E che dire del talk show quotidiano in cui si ascolta di tutto; storie di corna, di debiti, di persone in fin di vita, di attriti familiari, persone che litigano al telefono senza rendersi conto che tutti sono lì vicino ad ascoltare ogni minima parola
Sedili che specialmente la mattina sono invasi di giornalini che "dovrebbero" sostituire le vere testate giornalistiche ed invece dopo una fugace lettura vengono abbandonati al loro destino, in attesa di un passeggero che gli degni ancora di attenzione.

Perché tutta questa riflessione ma, soprattutto cosa c'entra un bambino che legge il libro sulla metro?

Oggi pomeriggio ero in metro e mi sono ritrovato a guardarmi intorno, a vedere chi ci fosse vicino a me.
L'attenzione è stata subito colta da un bambino, forse 9 o 10 anni , assorto nella lettura di un libro: sguardo riflessivo, le dita della mano che accompagnavano la lettura.
Lì per lì sono rimasto incredulo e stupito (era da tempo che non vedevo un bambino sulla metro leggere un libro) ma guardando attentamente ho visto di fianco al bimbo, sua madre assorta essa stessa nella lettura.
Sull'altro lato c'era invece una vecchina, forse avrà avuto almeno una novantina d'anni con il viso segnato dall'età, fiera delle sue rughe, i capelli raccolti, uno sguardo pieno di tenerezza senile.
La donnina era come accovacciata vicino alla figlia, quasi a chiederle protezione.
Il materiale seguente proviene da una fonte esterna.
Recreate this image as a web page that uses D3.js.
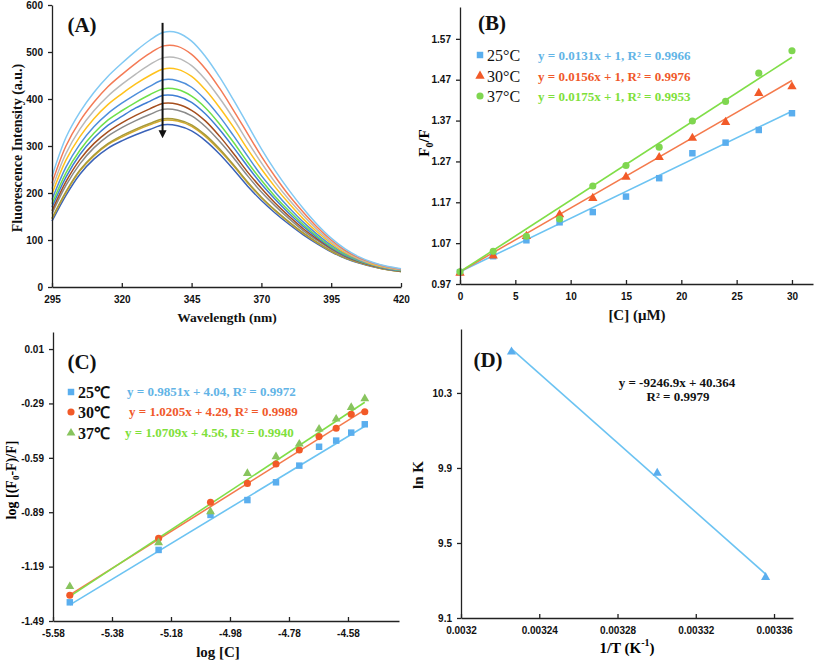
<!DOCTYPE html>
<html><head><meta charset="utf-8">
<script src="https://cdn.jsdelivr.net/npm/d3@7/dist/d3.min.js"></script>
<style>
body{margin:0;background:#fff;}
svg{display:block;font-family:"Liberation Serif","Times New Roman",serif;}
.tick text{font-weight:bold;font-size:10px;fill:#111;}
.domain,.tick line{stroke:#222;stroke-width:1.3;}
</style></head>
<body>
<svg id="chart" width="817" height="661"></svg>
<script>
// ---------- Panel A data ----------
const wavelengths = [295,300,305,310,315,320,325,330,335,340,345,350,355,360,365,370,375,380,385,390,395,400,405,410,415,420];
const spec01 = [235,318,372,414,448,476,502,525,542,541,523,490,447,398,346,294,247,205,167,133,104,81,64,52,44,39];
const spec02 = [221,300,353,393,426,452,476,497,513,512,495,464,423,376,327,278,234,194,159,127,100,78,62,51,43,38];
const spec03 = [209,284,336,375,406,431,453,473,488,487,471,441,402,358,310,264,222,185,152,122,96,76,60,50,42,37];
const spec04 = [198,270,320,358,388,411,432,450,464,463,448,419,382,340,294,251,212,177,145,117,93,73,59,48,41,37];
const spec05 = [186,255,304,341,369,391,410,427,441,439,425,398,363,322,279,237,201,168,138,112,89,71,57,47,40,36];
const spec06 = [177,243,291,327,355,375,393,409,422,420,406,381,347,308,266,227,192,161,133,108,86,69,56,47,40,35];
const spec07 = [170,234,282,317,344,363,381,395,408,406,393,368,335,297,257,219,186,156,129,105,84,67,55,46,39,35];
const spec08 = [162,224,271,305,330,349,365,379,391,389,376,353,321,284,245,210,178,150,124,102,82,66,54,45,39,34];
const spec09 = [156,216,262,296,321,339,354,367,378,376,364,341,310,275,237,202,172,145,120,99,80,64,53,45,38,34];
const spec10 = [146,203,249,281,305,322,336,348,358,356,345,323,294,260,224,191,163,138,115,95,77,62,52,44,37,33];
const spec11 = [145,201,247,279,303,319,333,345,355,353,342,320,291,258,222,190,162,137,114,94,76,62,52,44,37,33];
const spec12 = [140,195,240,272,295,311,324,335,345,343,332,311,283,250,215,184,157,133,111,92,75,61,51,43,37,33];
const specColors = ["#82c9f3","#f47b56","#b9b9b9","#ffc21c","#4f8fdb","#6ee04a","#3f7ed4","#a54e1e","#8a8a8a","#a89a3a","#d4aa2c","#3a62b8"];
const ticksAx = [295,320,345,370,395,420];
const ticksAy = [0,100,200,300,400,500,600];

// ---------- Panel B data ----------
const concB = [0,3,6,9,12,15,18,21,24,27,30];
const ratio25 = [0.999,1.038,1.077,1.121,1.146,1.184,1.229,1.290,1.316,1.347,1.388];
const ratio30 = [0.997,1.039,1.087,1.140,1.180,1.232,1.280,1.327,1.366,1.437,1.453];
const ratio37 = [1.000,1.050,1.087,1.129,1.210,1.260,1.305,1.369,1.417,1.486,1.541];
const slopeB = [0.0131,0.0156,0.0175];
const eqB = ["y = 0.0131x + 1, R² = 0.9966","y = 0.0156x + 1, R² = 0.9976","y = 0.0175x + 1, R² = 0.9953"];
const tempLabelsB = ["25°C","30°C","37°C"];
const ticksBx = [0,5,10,15,20,25,30];
const ticksBy = [0.97,1.07,1.17,1.27,1.37,1.47,1.57];

// ---------- Panel C data ----------
const logC = [-5.523,-5.222,-5.046,-4.921,-4.824,-4.745,-4.678,-4.620,-4.569,-4.523];
const logQ25 = [-1.387,-1.098,-0.905,-0.823,-0.725,-0.633,-0.529,-0.495,-0.451,-0.405];
const logQ30 = [-1.348,-1.034,-0.835,-0.731,-0.624,-0.547,-0.473,-0.427,-0.350,-0.336];
const logQ37 = [-1.300,-1.058,-0.887,-0.676,-0.584,-0.514,-0.431,-0.376,-0.312,-0.264];
const slopeC = [0.9851,1.0205,1.0709];
const interceptC = [4.04,4.29,4.56];
const eqC = ["y = 0.9851x + 4.04, R² = 0.9972","y = 1.0205x + 4.29, R² = 0.9989","y = 1.0709x + 4.56, R² = 0.9940"];
const tempLabelsC = ["25℃","30℃","37℃"];
const ticksCx = [-5.58,-5.38,-5.18,-4.98,-4.78,-4.58];
const ticksCy = [0.01,-0.29,-0.59,-0.89,-1.19,-1.49];

// ---------- Panel D data ----------
const invT = [0.0032258,0.0033003,0.0033557];
const lnK = [10.519,9.873,9.317];
const slopeD = -9246.9, interceptD = 40.364;
const ticksDx = [0.0032,0.00324,0.00328,0.00332,0.00336];
const ticksDy = [9.1,9.5,9.9,10.3];

const svg = d3.select("#chart");
const BLUE="#5aaeee", BLUE_L="#6cc3f2", ORANGE="#f25a28", ORANGE_L="#f47a4c", GREEN="#7fd650", GREEN_L="#80de48";

function axes(x, y, xt, yt, xf, yf){
  const yPos = y.range()[0], xPos = x.range()[0];
  const gx = svg.append("g").attr("transform",`translate(0,${yPos})`)
    .call(d3.axisBottom(x).tickValues(xt).tickFormat(xf).tickSizeInner(-4).tickSizeOuter(0).tickPadding(9));
  gx.selectAll(".tick text").attr("dy","0.71em");
  svg.append("g").attr("transform",`translate(${xPos},0)`)
    .call(d3.axisLeft(y).tickValues(yt).tickFormat(yf).tickSizeInner(4).tickSizeOuter(0).tickPadding(5));
}
function label(x,y,txt,size,opts={}){
  const t = svg.append("text").attr("x",x).attr("y",y).attr("font-size",size)
    .attr("font-weight",opts.weight||"bold").attr("fill",opts.fill||"#111")
    .attr("text-anchor",opts.anchor||"middle").attr("dominant-baseline","central");
  if(opts.rotate) t.attr("transform",`rotate(-90,${x},${y})`);
  t.text(txt);
  return t;
}
function marker(sym, cx, cy, size, fill){
  svg.append("path").attr("d",d3.symbol().type(sym).size(size)())
    .attr("transform",`translate(${cx},${cy})`).attr("fill",fill);
}

// ================= Panel A =================
{
  const x = d3.scaleLinear().domain([295,420]).range([52,401]);
  const y = d3.scaleLinear().domain([0,600]).range([287,5]);
  const specs=[spec01,spec02,spec03,spec04,spec05,spec06,spec07,spec08,spec09,spec10,spec11,spec12];
  const line = d3.line().x((d,i)=>x(wavelengths[i])).y(d=>y(d)).curve(d3.curveCatmullRom.alpha(0.5));
  specs.slice().reverse().forEach((s,k)=>{
    const i = specs.length-1-k;
    svg.append("path").datum(s).attr("d",line).attr("fill","none")
      .attr("stroke",specColors[i]).attr("stroke-width",1.5);
  });
  axes(x,y,ticksAx,ticksAy,d=>d,d=>d);
  svg.append("defs").append("marker").attr("id","ah").attr("viewBox","0 0 10 10")
    .attr("refX",5).attr("refY",5).attr("markerWidth",4).attr("markerHeight",5).attr("orient","auto")
    .append("path").attr("d","M0,0L10,5L0,10Z").attr("fill","#111");
  svg.append("line").attr("x1",x(334.6)).attr("x2",x(334.6)).attr("y1",y(562)).attr("y2",y(325))
    .attr("stroke","#111").attr("stroke-width",2).attr("marker-end","url(#ah)");
  label(82,25,"(A)",21);
  label(227,317,"Wavelength (nm)",13.5);
  label(17,148,"Fluorescence Intensity (a.u.)",14,{rotate:true});
}

// ================= Panel B =================
{
  const x = d3.scaleLinear().domain([0,31.9]).range([460,813]);
  const y = d3.scaleLinear().domain([0.97,1.648]).range([284,7]);
  const sets=[ratio25,ratio30,ratio37];
  const lineCols=[BLUE_L,ORANGE_L,GREEN_L], ptCols=[BLUE,ORANGE,GREEN];
  const syms=[d3.symbolSquare,d3.symbolTriangle,d3.symbolCircle], sz=[42,38,40];
  sets.forEach((s,k)=>{
    svg.append("line").attr("x1",x(0)).attr("y1",y(1)).attr("x2",x(30)).attr("y2",y(1+slopeB[k]*30))
      .attr("stroke",lineCols[k]).attr("stroke-width",1.6);
  });
  sets.forEach((s,k)=>{
    s.forEach((v,i)=>marker(syms[k],x(concB[i]),y(v),sz[k],ptCols[k]));
  });
  axes(x,y,ticksBx,ticksBy,d=>d,d=>d.toFixed(2));
  label(492,23,"(B)",21);
  const eqCols=["#62b4e6","#f0582a","#7ee03a"];
  [55,76,96].forEach((yy,k)=>{
    marker(syms[k],480,yy,sz[k],ptCols[k]);
    label(487,yy,tempLabelsB[k],16,{anchor:"start",weight:"normal"});
    label(538,yy,eqB[k],13,{anchor:"start",fill:eqCols[k]});
  });
  label(637,315,"[C] (μM)",15);
  const t = svg.append("text").attr("x",424).attr("y",143).attr("font-size",15).attr("font-weight","bold")
    .attr("text-anchor","middle").attr("dominant-baseline","central").attr("transform","rotate(-90,424,143)");
  t.append("tspan").text("F");
  t.append("tspan").attr("font-size",10).attr("baseline-shift","sub").text("0");
  t.append("tspan").text("/F");
}

// ================= Panel C =================
{
  const x = d3.scaleLinear().domain([-5.58,-4.407]).range([53,399]);
  const y = d3.scaleLinear().domain([-1.49,0.104]).range([621,332]);
  const sets=[logQ25,logQ30,logQ37];
  const lineCols=[BLUE_L,ORANGE_L,GREEN_L], ptCols=[BLUE,ORANGE,"#88c45e"];
  const syms=[d3.symbolSquare,d3.symbolCircle,d3.symbolTriangle], sz=[42,40,34];
  sets.forEach((s,k)=>{
    const x0=logC[0], x1=logC[logC.length-1];
    svg.append("line").attr("x1",x(x0)).attr("y1",y(slopeC[k]*x0+interceptC[k]))
      .attr("x2",x(x1)).attr("y2",y(slopeC[k]*x1+interceptC[k]))
      .attr("stroke",lineCols[k]).attr("stroke-width",1.6);
  });
  sets.forEach((s,k)=>{
    s.forEach((v,i)=>marker(syms[k],x(logC[i]),y(v),sz[k],ptCols[k]));
  });
  axes(x,y,ticksCx,ticksCy,d=>d.toFixed(2),d=>d.toFixed(2));
  label(82,362,"(C)",21);
  const eqCols=["#62b4e6","#f0582a","#7ee03a"];
  const eqX=[127,129,125];
  [392,412,433].forEach((yy,k)=>{
    marker(syms[k],71,yy,sz[k],ptCols[k]);
    label(78,yy,tempLabelsC[k],16,{anchor:"start"});
    label(eqX[k],yy-1,eqC[k],13,{anchor:"start",fill:eqCols[k]});
  });
  label(218,652,"log [C]",15);
  const t = svg.append("text").attr("x",11).attr("y",480).attr("font-size",14).attr("font-weight","bold")
    .attr("text-anchor","middle").attr("dominant-baseline","central").attr("transform","rotate(-90,11,480)");
  t.append("tspan").text("log [(F");
  t.append("tspan").attr("font-size",9).attr("baseline-shift","sub").text("0");
  t.append("tspan").text("-F)/F]");
}

// ================= Panel D =================
{
  const x = d3.scaleLinear().domain([0.0032,0.0033697]).range([461,793]);
  const y = d3.scaleLinear().domain([9.1,10.641]).range([618,329]);
  svg.append("line").attr("x1",x(invT[0])).attr("y1",y(slopeD*invT[0]+interceptD))
    .attr("x2",x(invT[2])).attr("y2",y(slopeD*invT[2]+interceptD))
    .attr("stroke",BLUE_L).attr("stroke-width",1.6);
  invT.forEach((v,i)=>marker(d3.symbolTriangle,x(v),y(lnK[i]),36,BLUE));
  axes(x,y,ticksDx,ticksDy,d=>String(d),d=>d.toFixed(1));
  label(488,360,"(D)",21);
  label(677,382,"y = -9246.9x + 40.364",13);
  label(678,396,"R² = 0.9979",13);
  label(418,475,"ln K",15,{rotate:true});
  const t = svg.append("text").attr("x",627).attr("y",648).attr("font-size",15).attr("font-weight","bold")
    .attr("text-anchor","middle").attr("dominant-baseline","central");
  t.append("tspan").text("1/T (K");
  t.append("tspan").attr("font-size",10).attr("baseline-shift","super").text("-1");
  t.append("tspan").text(")");
}
</script>
</body></html>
Sono stati cinque minuti in cui osservando questo "quadretto" ho rivisto il ciclo della mia vita: io bambino che divoravo i libri che una mamma, pur con tutte le difficoltà del momento, non mi faceva mancare e poi ho rivisto nel viso di quella donnina, il volto di una mamma che probabilmente oggi avrebbe avuto anche lei un viso solcato dalle rughe, i capelli raccolti e si sarebbe appoggiata al figlio non più bambino.